For an Overtime event in New York featuring high school boys and girls, switching to 3-on-3 and shrinking the court would be the smallest tweaks made to James Naismith’s game. The so-called “Overtime Rules” swapped out free throws for one-on-one duels, got rid of taking the ball out after a made basket, and set fans around the edge of the court, eliminating out-of-bounds altogether. Matchups consisted of four four-minute quarters, with a substitution only allowed between periods. As for Overtime Rules’s overtime rule? Sudden death.

“We have a complete sandbox,” Overtime founders Dan Porter and Zack Weiner would tell their team. “We can rewrite the rules for the digital generation.” Porter relied on the design skills he honed while building a $200 million mobile gaming company. The result was near constant action, buttressed by special lighting effects—AND1 hoops for a new generation. But unless you were in a Brooklyn Warehouse on the right May Saturday, all you’ve seen from the tournament have been selected snippets.

Rather than live stream the games, Overtime decided to keep the results under wraps until it unveils a highly edited, stylized film capturing the entire weekend Wednesday on YouTube.
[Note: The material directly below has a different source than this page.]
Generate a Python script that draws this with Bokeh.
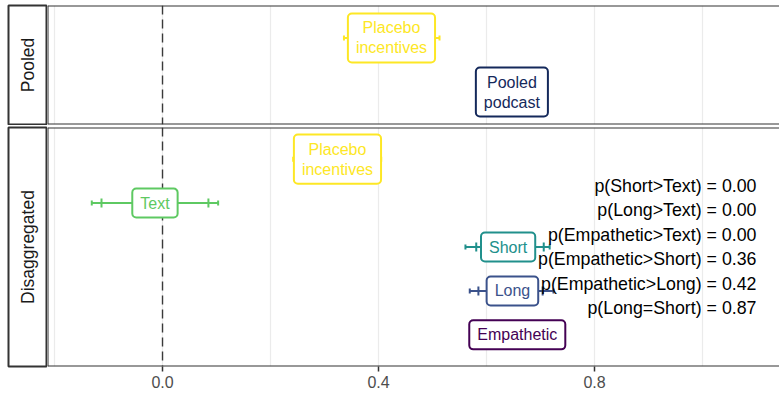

The “movie” runs about half-an-hour, because evidently this generation likes its games and its movies to be shorter than their yoga classes. Following the athletes throughout the weekend, the show shares more in common with 1990s skate videos than modern SportsCenter highlights. That’s in line with Overtime’s attempt to compare itself to Thrasher Magazine as much as ESPN.

“Based off our current knowledge, I would be hesitant to do a live stream,” Weiner said. “If you look at the ratings for professional sports leagues, the average age of every single league is going up and up…. I think that you’re going to get more kids and more engagement if you’re not doing it live and you’re telling it in a story format and you’re putting out highlights and giving it to them the way they want it.”

Of course, that condensed, delayed offering limits the number of possible advertisements and eliminates the national edge-of-your-seat communal experience that draws millions every year. But if it’s the way a generation wants to watch sports, someone will provide it to them. And it helps that for now, Overtime doesn’t pay its stars so as not to jeopardize their school eligibility.

Weiner didn’t provide details regarding what’s next for the format his company has developed, but he did say he thought there was room for an entire league catering to Overtime’s core consumer.

“I think there’s this misconception that kids won’t watch more than 15 seconds. That’s not true. Like they’ll watch Netflix shows,” Weiner said. “But … they don’t really want to sit there for three hours and watch an NBA game or the Super Bowl. So even if you just at a macro level think about those factors: kids love sports, but they’re not really watching the main product that every sports media company is focused on, I mean, that’s sort of where we started, right?”

“There’s something intriguing about creating a league from the ground up where you own all the IP,” he added. “I think, yeah, I think there’s an opportunity.”